## [GIVEN DATA]
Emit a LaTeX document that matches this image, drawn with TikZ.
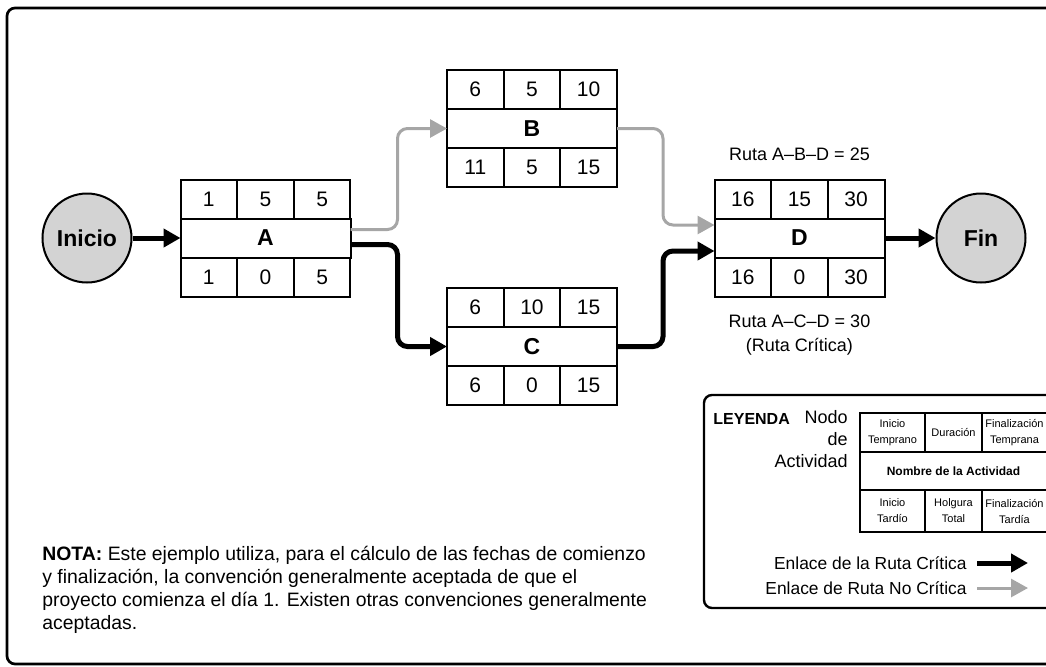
\documentclass[tikz,border=0pt]{standalone}
\usepackage{fontspec}
\setmainfont{Liberation Sans}
\usepackage{xcolor}
\usetikzlibrary{arrows.meta, positioning}

\definecolor{grisenlace}{RGB}{166,166,166}
\definecolor{grisevento}{RGB}{211,211,211}

% activity node: name, position, ES, duration, EF, LS, float, LF
\newcommand{\actividad}[8]{%
  \node[actname] (#1) at #2 {#1};
  \node[cell, above right=0pt and 0pt of #1.north west] (#1-it) {#3};
  \node[cell, right=0pt of #1-it] (#1-d) {#4};
  \node[cell, right=0pt of #1-d] (#1-ft) {#5};
  \node[cell, below right=0pt and 0pt of #1.south west] (#1-lt) {#6};
  \node[cell, right=0pt of #1-lt] (#1-h) {#7};
  \node[cell, right=0pt of #1-h] (#1-lf) {#8};
}

\begin{document}
\begin{tikzpicture}[
  x=0.5pt, y=-0.5pt,
  cell/.style={
    draw,
    line width=1pt,
    minimum width=28.333pt,
    minimum height=19.5pt,
    inner sep=0pt,
    outer sep=0pt,
    font=\fontsize{10.5}{12}\selectfont
  },
  actname/.style={
    cell,
    minimum width=85pt,
    font=\bfseries\fontsize{11.5}{12}\selectfont
  },
  evento/.style={
    circle,
    draw,
    line width=1pt,
    fill=grisevento,
    minimum size=44.5pt,
    inner sep=0pt,
    font=\bfseries\fontsize{11.5}{12}\selectfont
  },
  crit/.style={
    -{Triangle[length=8.5pt, width=9pt]},
    line width=2.5pt,
    rounded corners=5pt
  },
  nocrit/.style={
    -{Triangle[length=8.5pt, width=9pt]},
    line width=1.5pt,
    draw=grisenlace,
    rounded corners=5pt
  },
  ruta/.style={
    font=\fontsize{9}{12}\selectfont,
    align=center,
    inner sep=0pt
  },
  legcell/.style={
    draw,
    line width=1pt,
    minimum width=#1,
    minimum height=19.5pt,
    inner sep=0pt,
    outer sep=0pt,
    align=center,
    font=\fontsize{5.5}{8}\selectfont
  },
  legtext/.style={
    font=\fontsize{8.7}{11}\selectfont,
    inner sep=0pt
  }
]

\useasboundingbox (0,0) rectangle (1046,666);

% --- Frames ----------------------------------------------------------

\draw[line width=1.35pt, rounded corners=4pt] (7,8) rectangle (1070,664);
\draw[line width=1.2pt, rounded corners=4pt] (704,395) rectangle (1070,608);

% --- Events and activities -------------------------------------------

\node[evento] (inicio) at (87,238) {Inicio};
\node[evento] (fin) at (981,238) {Fin};

\actividad{A}{(265.5,238)}{1}{5}{5}{1}{0}{5}
\actividad{B}{(532,128.5)}{6}{5}{10}{11}{5}{15}
\actividad{C}{(532,346.5)}{6}{10}{15}{6}{0}{15}
\actividad{D}{(799.5,238)}{16}{15}{30}{16}{0}{30}

% --- Links -----------------------------------------------------------

\draw[crit] (inicio) -- (A);
\draw[nocrit] ([yshift=4.25pt]A.east) -- ++(47,0) |- (B.west);
\draw[crit] ([yshift=-3.25pt]A.east) -- ++(47,0) |- (C.west);
\draw[nocrit] (B.east) -- ++(46,0) |- ([yshift=6.5pt]D.west);
\draw[crit] (C.east) -- ++(46,0) |- ([yshift=-6.5pt]D.west);
\draw[crit] (D) -- (fin);

% --- Path totals -----------------------------------------------------

\node[ruta, above=9pt of D-d] (rabd) {Ruta A–B–D = 25};
\node[ruta, below=9pt of D-h] (racd) {Ruta A–C–D = 30\\(Ruta Crítica)};

% --- Legend ----------------------------------------------------------

\node[legtext, anchor=west, font=\bfseries\fontsize{8}{9}\selectfont]
  (leyenda) at (713,419) {LEYENDA};
\node[legtext, anchor=north east, align=right, font=\fontsize{9}{11}\selectfont]
  (nodoact) at (848,410) {Nodo\\de\\Actividad};

\node[legcell=93.5pt, minimum height=19pt, font=\bfseries\fontsize{6}{8}\selectfont]
  (nombre) at (953.5,471) {Nombre de la Actividad};
\node[legcell=32.5pt, above right=0pt and 0pt of nombre.north west] (l-it) {Inicio\\Temprano};
\node[legcell=28.5pt, right=0pt of l-it] (l-d) {Duración};
\node[legcell=32.5pt, right=0pt of l-d] (l-ft) {Finalización\\Temprana};
\node[legcell=32.5pt, minimum height=21pt, below right=0pt and 0pt of nombre.south west] (l-lt) {Inicio\\Tardío};
\node[legcell=28.5pt, minimum height=21pt, right=0pt of l-lt] (l-h) {Holgura\\Total};
\node[legcell=32.5pt, minimum height=21pt, right=0pt of l-h] (l-lf) {Finalización\\Tardía};

\node[legtext, anchor=east] (lcrit) at (967,563) {Enlace de la Ruta Crítica};
\node[legtext, anchor=east] (lnocrit) at (967,588) {Enlace de Ruta No Crítica};
\coordinate[right=5pt of lcrit.east] (lcrit-a);
\coordinate[right=5pt of lnocrit.east] (lnocrit-a);
\draw[crit] (lcrit-a) -- ++(51,0);
\draw[nocrit] (lnocrit-a) -- ++(51,0);

% --- Note ------------------------------------------------------------

\node[anchor=north west, align=left, inner sep=0pt, font=\fontsize{9.7}{11.5}\selectfont]
  (nota) at (42,546)
{\textbf{NOTA:} Este ejemplo utiliza, para el cálculo de las fechas de comienzo\\
y finalización, la convención generalmente aceptada de que el\\
proyecto comienza el día 1. Existen otras convenciones generalmente\\
aceptadas.};

\end{tikzpicture}
\end{document}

## [SHORT EXERCISE]
Every line above should be returned exactly; the pictures stay out.

## [RESPONSE TO THIS TASK]
Emit a LaTeX document that matches this image, drawn with TikZ.
\documentclass[tikz,border=0pt]{standalone}
\usepackage{fontspec}
\setmainfont{Liberation Sans}
\usepackage{xcolor}
\usetikzlibrary{arrows.meta, positioning}

\definecolor{grisenlace}{RGB}{166,166,166}
\definecolor{grisevento}{RGB}{211,211,211}

% activity node: name, position, ES, duration, EF, LS, float, LF
\newcommand{\actividad}[8]{%
  \node[actname] (#1) at #2 {#1};
  \node[cell, above right=0pt and 0pt of #1.north west] (#1-it) {#3};
  \node[cell, right=0pt of #1-it] (#1-d) {#4};
  \node[cell, right=0pt of #1-d] (#1-ft) {#5};
  \node[cell, below right=0pt and 0pt of #1.south west] (#1-lt) {#6};
  \node[cell, right=0pt of #1-lt] (#1-h) {#7};
  \node[cell, right=0pt of #1-h] (#1-lf) {#8};
}

\begin{document}
\begin{tikzpicture}[
  x=0.5pt, y=-0.5pt,
  cell/.style={
    draw,
    line width=1pt,
    minimum width=28.333pt,
    minimum height=19.5pt,
    inner sep=0pt,
    outer sep=0pt,
    font=\fontsize{10.5}{12}\selectfont
  },
  actname/.style={
    cell,
    minimum width=85pt,
    font=\bfseries\fontsize{11.5}{12}\selectfont
  },
  evento/.style={
    circle,
    draw,
    line width=1pt,
    fill=grisevento,
    minimum size=44.5pt,
    inner sep=0pt,
    font=\bfseries\fontsize{11.5}{12}\selectfont
  },
  crit/.style={
    -{Triangle[length=8.5pt, width=9pt]},
    line width=2.5pt,
    rounded corners=5pt
  },
  nocrit/.style={
    -{Triangle[length=8.5pt, width=9pt]},
    line width=1.5pt,
    draw=grisenlace,
    rounded corners=5pt
  },
  ruta/.style={
    font=\fontsize{9}{12}\selectfont,
    align=center,
    inner sep=0pt
  },
  legcell/.style={
    draw,
    line width=1pt,
    minimum width=#1,
    minimum height=19.5pt,
    inner sep=0pt,
    outer sep=0pt,
    align=center,
    font=\fontsize{5.5}{8}\selectfont
  },
  legtext/.style={
    font=\fontsize{8.7}{11}\selectfont,
    inner sep=0pt
  }
]

\useasboundingbox (0,0) rectangle (1046,666);

% --- Frames ----------------------------------------------------------

\draw[line width=1.35pt, rounded corners=4pt] (7,8) rectangle (1070,664);
\draw[line width=1.2pt, rounded corners=4pt] (704,395) rectangle (1070,608);

% --- Events and activities -------------------------------------------

\node[evento] (inicio) at (87,238) {Inicio};
\node[evento] (fin) at (981,238) {Fin};

\actividad{A}{(265.5,238)}{1}{5}{5}{1}{0}{5}
\actividad{B}{(532,128.5)}{6}{5}{10}{11}{5}{15}
\actividad{C}{(532,346.5)}{6}{10}{15}{6}{0}{15}
\actividad{D}{(799.5,238)}{16}{15}{30}{16}{0}{30}

% --- Links -----------------------------------------------------------

\draw[crit] (inicio) -- (A);
\draw[nocrit] ([yshift=4.25pt]A.east) -- ++(47,0) |- (B.west);
\draw[crit] ([yshift=-3.25pt]A.east) -- ++(47,0) |- (C.west);
\draw[nocrit] (B.east) -- ++(46,0) |- ([yshift=6.5pt]D.west);
\draw[crit] (C.east) -- ++(46,0) |- ([yshift=-6.5pt]D.west);
\draw[crit] (D) -- (fin);

% --- Path totals -----------------------------------------------------

\node[ruta, above=9pt of D-d] (rabd) {Ruta A–B–D = 25};
\node[ruta, below=9pt of D-h] (racd) {Ruta A–C–D = 30\\(Ruta Crítica)};

% --- Legend ----------------------------------------------------------

\node[legtext, anchor=west, font=\bfseries\fontsize{8}{9}\selectfont]
  (leyenda) at (713,419) {LEYENDA};
\node[legtext, anchor=north east, align=right, font=\fontsize{9}{11}\selectfont]
  (nodoact) at (848,410) {Nodo\\de\\Actividad};

\node[legcell=93.5pt, minimum height=19pt, font=\bfseries\fontsize{6}{8}\selectfont]
  (nombre) at (953.5,471) {Nombre de la Actividad};
\node[legcell=32.5pt, above right=0pt and 0pt of nombre.north west] (l-it) {Inicio\\Temprano};
\node[legcell=28.5pt, right=0pt of l-it] (l-d) {Duración};
\node[legcell=32.5pt, right=0pt of l-d] (l-ft) {Finalización\\Temprana};
\node[legcell=32.5pt, minimum height=21pt, below right=0pt and 0pt of nombre.south west] (l-lt) {Inicio\\Tardío};
\node[legcell=28.5pt, minimum height=21pt, right=0pt of l-lt] (l-h) {Holgura\\Total};
\node[legcell=32.5pt, minimum height=21pt, right=0pt of l-h] (l-lf) {Finalización\\Tardía};

\node[legtext, anchor=east] (lcrit) at (967,563) {Enlace de la Ruta Crítica};
\node[legtext, anchor=east] (lnocrit) at (967,588) {Enlace de Ruta No Crítica};
\coordinate[right=5pt of lcrit.east] (lcrit-a);
\coordinate[right=5pt of lnocrit.east] (lnocrit-a);
\draw[crit] (lcrit-a) -- ++(51,0);
\draw[nocrit] (lnocrit-a) -- ++(51,0);

% --- Note ------------------------------------------------------------

\node[anchor=north west, align=left, inner sep=0pt, font=\fontsize{9.7}{11.5}\selectfont]
  (nota) at (42,546)
{\textbf{NOTA:} Este ejemplo utiliza, para el cálculo de las fechas de comienzo\\
y finalización, la convención generalmente aceptada de que el\\
proyecto comienza el día 1. Existen otras convenciones generalmente\\
aceptadas.};

\end{tikzpicture}
\end{document}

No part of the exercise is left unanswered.